— GIVEN REQUEST —
Write the material out again, line by line, exactly as it is.

— MATERIAL —
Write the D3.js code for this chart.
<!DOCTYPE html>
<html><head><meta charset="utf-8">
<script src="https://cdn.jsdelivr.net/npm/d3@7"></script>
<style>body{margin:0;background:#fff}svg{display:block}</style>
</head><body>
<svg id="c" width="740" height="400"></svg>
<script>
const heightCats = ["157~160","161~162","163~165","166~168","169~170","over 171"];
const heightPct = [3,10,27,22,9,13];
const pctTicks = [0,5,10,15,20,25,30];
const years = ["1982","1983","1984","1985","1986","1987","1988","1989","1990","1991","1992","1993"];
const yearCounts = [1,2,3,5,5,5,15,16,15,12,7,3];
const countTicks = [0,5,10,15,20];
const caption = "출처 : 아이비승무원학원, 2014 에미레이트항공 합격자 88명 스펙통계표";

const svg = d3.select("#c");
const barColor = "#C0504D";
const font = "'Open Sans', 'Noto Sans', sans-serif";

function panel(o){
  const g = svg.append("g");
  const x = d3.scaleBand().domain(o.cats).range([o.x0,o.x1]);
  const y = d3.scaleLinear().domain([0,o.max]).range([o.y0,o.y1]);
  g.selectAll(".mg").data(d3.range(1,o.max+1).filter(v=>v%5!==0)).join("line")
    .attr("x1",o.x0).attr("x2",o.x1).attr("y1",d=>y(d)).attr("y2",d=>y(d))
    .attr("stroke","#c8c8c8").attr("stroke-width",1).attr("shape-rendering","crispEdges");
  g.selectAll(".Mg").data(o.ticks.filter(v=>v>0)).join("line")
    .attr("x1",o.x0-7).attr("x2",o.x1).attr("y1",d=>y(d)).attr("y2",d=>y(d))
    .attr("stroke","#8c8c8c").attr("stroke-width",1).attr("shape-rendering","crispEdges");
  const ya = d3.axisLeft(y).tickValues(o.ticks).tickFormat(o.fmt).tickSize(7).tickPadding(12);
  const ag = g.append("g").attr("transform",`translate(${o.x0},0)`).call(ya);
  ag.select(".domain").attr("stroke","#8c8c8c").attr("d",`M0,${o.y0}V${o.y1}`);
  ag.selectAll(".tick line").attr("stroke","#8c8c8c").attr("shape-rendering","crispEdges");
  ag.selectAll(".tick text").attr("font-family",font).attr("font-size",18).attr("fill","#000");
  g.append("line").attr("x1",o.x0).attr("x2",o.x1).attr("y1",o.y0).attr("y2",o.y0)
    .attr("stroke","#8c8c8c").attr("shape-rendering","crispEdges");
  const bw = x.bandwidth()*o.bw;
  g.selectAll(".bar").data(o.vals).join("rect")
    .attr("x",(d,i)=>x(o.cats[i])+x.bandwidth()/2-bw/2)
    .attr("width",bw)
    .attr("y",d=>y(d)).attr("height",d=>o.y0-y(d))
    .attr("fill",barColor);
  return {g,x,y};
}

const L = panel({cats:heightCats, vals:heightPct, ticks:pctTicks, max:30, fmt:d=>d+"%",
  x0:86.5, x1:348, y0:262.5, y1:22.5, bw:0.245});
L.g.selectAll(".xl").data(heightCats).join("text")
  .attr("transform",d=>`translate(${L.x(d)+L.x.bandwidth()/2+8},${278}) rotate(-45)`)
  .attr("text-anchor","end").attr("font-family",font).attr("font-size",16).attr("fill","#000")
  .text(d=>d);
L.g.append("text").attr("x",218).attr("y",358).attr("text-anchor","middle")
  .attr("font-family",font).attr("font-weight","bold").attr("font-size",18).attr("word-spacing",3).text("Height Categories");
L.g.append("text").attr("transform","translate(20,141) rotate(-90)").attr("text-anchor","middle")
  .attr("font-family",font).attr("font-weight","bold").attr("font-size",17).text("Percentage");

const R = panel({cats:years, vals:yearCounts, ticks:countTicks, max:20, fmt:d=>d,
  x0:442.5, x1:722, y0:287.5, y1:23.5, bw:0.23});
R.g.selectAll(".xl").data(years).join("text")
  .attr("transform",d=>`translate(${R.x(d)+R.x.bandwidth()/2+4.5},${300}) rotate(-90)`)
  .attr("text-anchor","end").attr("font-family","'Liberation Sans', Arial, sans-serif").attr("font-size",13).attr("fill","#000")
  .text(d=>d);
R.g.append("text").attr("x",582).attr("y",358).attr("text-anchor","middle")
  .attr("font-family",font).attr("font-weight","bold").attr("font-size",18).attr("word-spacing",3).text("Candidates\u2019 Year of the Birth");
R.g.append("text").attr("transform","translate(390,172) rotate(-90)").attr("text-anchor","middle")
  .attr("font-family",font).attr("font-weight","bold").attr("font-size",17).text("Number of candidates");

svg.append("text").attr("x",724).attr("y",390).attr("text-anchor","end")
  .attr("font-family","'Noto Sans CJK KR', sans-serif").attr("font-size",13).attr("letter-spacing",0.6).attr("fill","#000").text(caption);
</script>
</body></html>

— FINAL RESULT —
Write the D3.js code for this chart.
<!DOCTYPE html>
<html><head><meta charset="utf-8">
<script src="https://cdn.jsdelivr.net/npm/d3@7"></script>
<style>body{margin:0;background:#fff}svg{display:block}</style>
</head><body>
<svg id="c" width="740" height="400"></svg>
<script>
const heightCats = ["157~160","161~162","163~165","166~168","169~170","over 171"];
const heightPct = [3,10,27,22,9,13];
const pctTicks = [0,5,10,15,20,25,30];
const years = ["1982","1983","1984","1985","1986","1987","1988","1989","1990","1991","1992","1993"];
const yearCounts = [1,2,3,5,5,5,15,16,15,12,7,3];
const countTicks = [0,5,10,15,20];
const caption = "출처 : 아이비승무원학원, 2014 에미레이트항공 합격자 88명 스펙통계표";

const svg = d3.select("#c");
const barColor = "#C0504D";
const font = "'Open Sans', 'Noto Sans', sans-serif";

function panel(o){
  const g = svg.append("g");
  const x = d3.scaleBand().domain(o.cats).range([o.x0,o.x1]);
  const y = d3.scaleLinear().domain([0,o.max]).range([o.y0,o.y1]);
  g.selectAll(".mg").data(d3.range(1,o.max+1).filter(v=>v%5!==0)).join("line")
    .attr("x1",o.x0).attr("x2",o.x1).attr("y1",d=>y(d)).attr("y2",d=>y(d))
    .attr("stroke","#c8c8c8").attr("stroke-width",1).attr("shape-rendering","crispEdges");
  g.selectAll(".Mg").data(o.ticks.filter(v=>v>0)).join("line")
    .attr("x1",o.x0-7).attr("x2",o.x1).attr("y1",d=>y(d)).attr("y2",d=>y(d))
    .attr("stroke","#8c8c8c").attr("stroke-width",1).attr("shape-rendering","crispEdges");
  const ya = d3.axisLeft(y).tickValues(o.ticks).tickFormat(o.fmt).tickSize(7).tickPadding(12);
  const ag = g.append("g").attr("transform",`translate(${o.x0},0)`).call(ya);
  ag.select(".domain").attr("stroke","#8c8c8c").attr("d",`M0,${o.y0}V${o.y1}`);
  ag.selectAll(".tick line").attr("stroke","#8c8c8c").attr("shape-rendering","crispEdges");
  ag.selectAll(".tick text").attr("font-family",font).attr("font-size",18).attr("fill","#000");
  g.append("line").attr("x1",o.x0).attr("x2",o.x1).attr("y1",o.y0).attr("y2",o.y0)
    .attr("stroke","#8c8c8c").attr("shape-rendering","crispEdges");
  const bw = x.bandwidth()*o.bw;
  g.selectAll(".bar").data(o.vals).join("rect")
    .attr("x",(d,i)=>x(o.cats[i])+x.bandwidth()/2-bw/2)
    .attr("width",bw)
    .attr("y",d=>y(d)).attr("height",d=>o.y0-y(d))
    .attr("fill",barColor);
  return {g,x,y};
}

const L = panel({cats:heightCats, vals:heightPct, ticks:pctTicks, max:30, fmt:d=>d+"%",
  x0:86.5, x1:348, y0:262.5, y1:22.5, bw:0.245});
L.g.selectAll(".xl").data(heightCats).join("text")
  .attr("transform",d=>`translate(${L.x(d)+L.x.bandwidth()/2+8},${278}) rotate(-45)`)
  .attr("text-anchor","end").attr("font-family",font).attr("font-size",16).attr("fill","#000")
  .text(d=>d);
L.g.append("text").attr("x",218).attr("y",358).attr("text-anchor","middle")
  .attr("font-family",font).attr("font-weight","bold").attr("font-size",18).attr("word-spacing",3).text("Height Categories");
L.g.append("text").attr("transform","translate(20,141) rotate(-90)").attr("text-anchor","middle")
  .attr("font-family",font).attr("font-weight","bold").attr("font-size",17).text("Percentage");

const R = panel({cats:years, vals:yearCounts, ticks:countTicks, max:20, fmt:d=>d,
  x0:442.5, x1:722, y0:287.5, y1:23.5, bw:0.23});
R.g.selectAll(".xl").data(years).join("text")
  .attr("transform",d=>`translate(${R.x(d)+R.x.bandwidth()/2+4.5},${300}) rotate(-90)`)
  .attr("text-anchor","end").attr("font-family","'Liberation Sans', Arial, sans-serif").attr("font-size",13).attr("fill","#000")
  .text(d=>d);
R.g.append("text").attr("x",582).attr("y",358).attr("text-anchor","middle")
  .attr("font-family",font).attr("font-weight","bold").attr("font-size",18).attr("word-spacing",3).text("Candidates\u2019 Year of the Birth");
R.g.append("text").attr("transform","translate(390,172) rotate(-90)").attr("text-anchor","middle")
  .attr("font-family",font).attr("font-weight","bold").attr("font-size",17).text("Number of candidates");

svg.append("text").attr("x",724).attr("y",390).attr("text-anchor","end")
  .attr("font-family","'Noto Sans CJK KR', sans-serif").attr("font-size",13).attr("letter-spacing",0.6).attr("fill","#000").text(caption);
</script>
</body></html>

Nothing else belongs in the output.